Mencermati Lingkungan Eksternal
Perlu disadari bahwa tidak ada jaminan 100 % buah jatuh tak jauh dari pohonnya. Orang tua jangan mudah terbuai bahwa anaknya akan tumbuh menjadi baik karena mereka adalah baik. Demikian pula, orang tua tak perlu merasa minder jika tahu gen yang dimilikinya bukanlah gen orang hebat. Ada banyak bukti sejarah yang menunjukkan adanya anak hebat yang lahir dari gen orang tua biasa saja.
Lingkungan eksternal amat berpengaruh dalam pembentukan karakter anak, termasuk dalam soal agresivitas tadi. Ada beberapa contoh lingkungan eksternal yang dapat memicu agresivitas anak. Di sini kami akan menampilkan faktor eksternal yang berada di dalam keluarga. Pertama, tayangan televisi. Kebanyakan orang tua, ketika dirinya tidak mau “diganggu” anaknya, menyodorkan televisi kepada anak. Sekalipun dalam diri anak ada semacam penyaring, namun bila tayangan televisi yang tidak sehat terus menerus ditonton, maka dapat tumbuh benih agresivitas pada anak.
Apakah lantas televisi itu buruk?

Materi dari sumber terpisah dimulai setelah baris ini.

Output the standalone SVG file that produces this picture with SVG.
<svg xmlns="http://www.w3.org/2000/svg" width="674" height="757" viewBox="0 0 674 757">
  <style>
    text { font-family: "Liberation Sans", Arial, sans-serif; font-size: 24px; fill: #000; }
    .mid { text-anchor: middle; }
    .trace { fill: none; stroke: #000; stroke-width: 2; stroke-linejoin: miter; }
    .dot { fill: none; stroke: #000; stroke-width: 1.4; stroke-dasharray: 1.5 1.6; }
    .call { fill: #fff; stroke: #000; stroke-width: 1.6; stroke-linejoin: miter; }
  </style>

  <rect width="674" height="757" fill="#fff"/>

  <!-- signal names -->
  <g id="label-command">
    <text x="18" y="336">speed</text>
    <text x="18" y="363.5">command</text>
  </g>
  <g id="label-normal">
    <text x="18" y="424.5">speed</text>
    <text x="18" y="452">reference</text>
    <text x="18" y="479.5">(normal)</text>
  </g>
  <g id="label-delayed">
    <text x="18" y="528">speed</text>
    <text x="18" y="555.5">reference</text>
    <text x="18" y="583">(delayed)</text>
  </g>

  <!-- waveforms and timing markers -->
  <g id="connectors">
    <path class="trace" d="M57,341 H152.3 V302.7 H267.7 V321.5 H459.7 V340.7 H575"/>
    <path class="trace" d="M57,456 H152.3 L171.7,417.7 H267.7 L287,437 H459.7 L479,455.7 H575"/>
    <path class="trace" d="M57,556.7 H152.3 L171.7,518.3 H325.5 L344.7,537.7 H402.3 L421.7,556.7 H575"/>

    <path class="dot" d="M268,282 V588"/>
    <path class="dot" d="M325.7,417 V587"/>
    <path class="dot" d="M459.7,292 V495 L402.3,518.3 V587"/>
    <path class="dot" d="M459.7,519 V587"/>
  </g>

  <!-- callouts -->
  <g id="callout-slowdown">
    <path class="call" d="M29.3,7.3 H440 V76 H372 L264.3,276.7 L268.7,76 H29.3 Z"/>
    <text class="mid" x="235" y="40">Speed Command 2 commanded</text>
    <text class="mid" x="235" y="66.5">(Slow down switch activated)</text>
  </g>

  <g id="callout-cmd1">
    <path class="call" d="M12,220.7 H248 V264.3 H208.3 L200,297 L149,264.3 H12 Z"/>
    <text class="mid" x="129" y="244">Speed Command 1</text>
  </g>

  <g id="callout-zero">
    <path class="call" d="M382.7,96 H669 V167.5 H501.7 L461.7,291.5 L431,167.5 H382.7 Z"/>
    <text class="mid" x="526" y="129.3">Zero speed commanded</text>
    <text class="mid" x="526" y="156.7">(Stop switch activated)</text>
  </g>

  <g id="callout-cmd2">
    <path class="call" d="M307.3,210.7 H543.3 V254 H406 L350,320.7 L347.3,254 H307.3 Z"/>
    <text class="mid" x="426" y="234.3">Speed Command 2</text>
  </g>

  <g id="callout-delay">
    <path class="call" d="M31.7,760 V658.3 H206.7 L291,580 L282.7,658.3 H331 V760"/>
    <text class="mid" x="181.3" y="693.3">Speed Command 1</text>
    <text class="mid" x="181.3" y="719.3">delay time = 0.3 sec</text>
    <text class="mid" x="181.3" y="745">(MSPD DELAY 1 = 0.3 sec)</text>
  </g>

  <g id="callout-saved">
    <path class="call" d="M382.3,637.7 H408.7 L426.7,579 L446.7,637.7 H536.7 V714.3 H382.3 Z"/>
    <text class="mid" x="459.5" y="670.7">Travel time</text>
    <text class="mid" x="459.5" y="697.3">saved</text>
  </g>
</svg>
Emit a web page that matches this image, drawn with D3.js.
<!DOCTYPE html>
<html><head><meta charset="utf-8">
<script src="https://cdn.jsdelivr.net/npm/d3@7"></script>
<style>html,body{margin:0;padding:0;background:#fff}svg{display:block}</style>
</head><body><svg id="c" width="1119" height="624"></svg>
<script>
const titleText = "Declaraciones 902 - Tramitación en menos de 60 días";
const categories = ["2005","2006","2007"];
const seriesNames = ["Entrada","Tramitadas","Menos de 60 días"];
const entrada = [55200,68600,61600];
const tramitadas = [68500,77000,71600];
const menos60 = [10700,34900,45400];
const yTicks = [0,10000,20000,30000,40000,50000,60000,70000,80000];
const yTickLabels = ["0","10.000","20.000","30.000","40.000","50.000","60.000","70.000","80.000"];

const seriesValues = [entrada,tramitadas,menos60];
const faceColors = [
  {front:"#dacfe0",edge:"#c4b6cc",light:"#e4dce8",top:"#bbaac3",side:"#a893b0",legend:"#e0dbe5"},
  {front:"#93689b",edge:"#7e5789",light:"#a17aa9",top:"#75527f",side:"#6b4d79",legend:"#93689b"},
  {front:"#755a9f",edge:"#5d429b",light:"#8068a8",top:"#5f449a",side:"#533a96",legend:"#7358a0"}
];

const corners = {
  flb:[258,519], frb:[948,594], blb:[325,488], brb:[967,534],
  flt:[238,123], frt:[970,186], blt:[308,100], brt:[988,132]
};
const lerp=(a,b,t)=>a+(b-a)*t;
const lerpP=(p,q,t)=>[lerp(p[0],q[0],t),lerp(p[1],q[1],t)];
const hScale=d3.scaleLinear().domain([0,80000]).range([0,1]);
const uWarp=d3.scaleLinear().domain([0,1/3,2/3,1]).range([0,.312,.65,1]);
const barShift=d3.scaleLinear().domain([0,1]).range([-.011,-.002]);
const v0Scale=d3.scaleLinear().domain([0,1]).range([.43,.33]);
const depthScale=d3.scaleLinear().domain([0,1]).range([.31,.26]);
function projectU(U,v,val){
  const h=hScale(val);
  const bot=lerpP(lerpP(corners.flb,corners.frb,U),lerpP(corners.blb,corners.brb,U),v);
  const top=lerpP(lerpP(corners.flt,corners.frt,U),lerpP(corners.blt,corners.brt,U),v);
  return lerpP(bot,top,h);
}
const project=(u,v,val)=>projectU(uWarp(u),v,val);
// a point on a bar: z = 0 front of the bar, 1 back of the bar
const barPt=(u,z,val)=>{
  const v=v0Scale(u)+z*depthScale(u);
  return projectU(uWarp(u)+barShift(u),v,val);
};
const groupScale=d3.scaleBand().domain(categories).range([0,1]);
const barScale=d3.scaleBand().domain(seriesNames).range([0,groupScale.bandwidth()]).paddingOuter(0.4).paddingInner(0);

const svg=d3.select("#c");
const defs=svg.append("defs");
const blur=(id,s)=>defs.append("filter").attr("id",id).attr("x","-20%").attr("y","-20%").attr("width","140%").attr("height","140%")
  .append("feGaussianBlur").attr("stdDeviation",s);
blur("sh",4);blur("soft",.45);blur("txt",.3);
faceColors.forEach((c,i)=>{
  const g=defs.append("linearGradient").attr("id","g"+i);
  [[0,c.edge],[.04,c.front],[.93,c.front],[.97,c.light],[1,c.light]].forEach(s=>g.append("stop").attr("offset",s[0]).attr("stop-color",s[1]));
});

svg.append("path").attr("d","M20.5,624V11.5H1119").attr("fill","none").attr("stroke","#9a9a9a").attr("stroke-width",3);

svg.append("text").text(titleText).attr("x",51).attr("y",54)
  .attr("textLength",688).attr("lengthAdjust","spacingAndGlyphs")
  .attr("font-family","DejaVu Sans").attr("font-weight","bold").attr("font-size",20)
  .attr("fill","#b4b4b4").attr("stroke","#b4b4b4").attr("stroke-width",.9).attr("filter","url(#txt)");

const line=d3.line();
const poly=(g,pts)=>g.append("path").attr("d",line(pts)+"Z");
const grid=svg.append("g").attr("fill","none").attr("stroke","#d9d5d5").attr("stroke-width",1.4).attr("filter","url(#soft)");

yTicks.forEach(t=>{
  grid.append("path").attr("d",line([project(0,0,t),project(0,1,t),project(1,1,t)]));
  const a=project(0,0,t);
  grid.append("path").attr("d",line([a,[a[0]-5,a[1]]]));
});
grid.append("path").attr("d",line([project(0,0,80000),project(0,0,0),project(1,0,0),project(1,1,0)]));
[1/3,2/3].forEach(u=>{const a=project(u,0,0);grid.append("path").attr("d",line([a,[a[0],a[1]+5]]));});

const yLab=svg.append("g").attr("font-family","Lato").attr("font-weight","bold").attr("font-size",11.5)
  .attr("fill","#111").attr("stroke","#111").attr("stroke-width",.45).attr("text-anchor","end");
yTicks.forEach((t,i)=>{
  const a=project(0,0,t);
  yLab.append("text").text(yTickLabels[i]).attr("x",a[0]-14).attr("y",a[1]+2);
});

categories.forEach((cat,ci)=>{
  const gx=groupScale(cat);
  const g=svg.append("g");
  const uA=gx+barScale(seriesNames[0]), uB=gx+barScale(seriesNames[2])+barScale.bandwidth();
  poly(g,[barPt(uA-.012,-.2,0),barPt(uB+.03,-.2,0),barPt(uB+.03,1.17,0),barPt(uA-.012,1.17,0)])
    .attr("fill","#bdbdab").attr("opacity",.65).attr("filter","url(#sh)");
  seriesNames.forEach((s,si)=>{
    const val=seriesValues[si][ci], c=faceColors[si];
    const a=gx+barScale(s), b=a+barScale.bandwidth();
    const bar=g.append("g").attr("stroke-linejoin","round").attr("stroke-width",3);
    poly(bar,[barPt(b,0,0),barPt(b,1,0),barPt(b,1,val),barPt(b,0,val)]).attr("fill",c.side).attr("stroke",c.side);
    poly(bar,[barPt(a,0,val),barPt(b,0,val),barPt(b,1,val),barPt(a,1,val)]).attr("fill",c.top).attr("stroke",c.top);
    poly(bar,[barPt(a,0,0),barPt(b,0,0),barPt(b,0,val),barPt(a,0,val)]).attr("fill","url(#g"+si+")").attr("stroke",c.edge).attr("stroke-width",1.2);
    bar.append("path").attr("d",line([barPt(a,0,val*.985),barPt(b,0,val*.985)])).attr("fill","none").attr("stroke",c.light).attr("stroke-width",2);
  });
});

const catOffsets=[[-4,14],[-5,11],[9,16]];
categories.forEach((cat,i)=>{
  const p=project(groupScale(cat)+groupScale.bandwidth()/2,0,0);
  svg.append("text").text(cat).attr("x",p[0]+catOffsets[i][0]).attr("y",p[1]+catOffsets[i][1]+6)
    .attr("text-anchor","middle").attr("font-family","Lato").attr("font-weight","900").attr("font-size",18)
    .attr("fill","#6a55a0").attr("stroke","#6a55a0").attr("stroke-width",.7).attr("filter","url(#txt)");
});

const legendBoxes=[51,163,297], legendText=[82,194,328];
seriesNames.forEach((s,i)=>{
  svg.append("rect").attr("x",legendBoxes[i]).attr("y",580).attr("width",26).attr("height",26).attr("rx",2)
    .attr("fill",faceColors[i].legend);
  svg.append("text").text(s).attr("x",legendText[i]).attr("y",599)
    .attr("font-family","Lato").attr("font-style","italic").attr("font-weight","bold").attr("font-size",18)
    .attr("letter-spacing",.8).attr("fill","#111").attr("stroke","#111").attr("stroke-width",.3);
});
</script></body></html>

Mungkin televisi salah dengan tayangannya, namun kita tidak dapat menuntut pertanggungjawabannya. Orang tualah yang pertama-tama harus bertanggung jawab. Jika orang tua ingin anaknya tumbuh dengan baik, maka orang tua harus mendampingi anak dalam perkembangannya, termasuk dalam kegiatan menonton televisi. Di saat anak menyaksikan adanya adegan buruk (kekerasan atau antisosial, misalnya), tugas orang tua menjelaskan hal itu. Ini dapat membantu self control anak berfungsi.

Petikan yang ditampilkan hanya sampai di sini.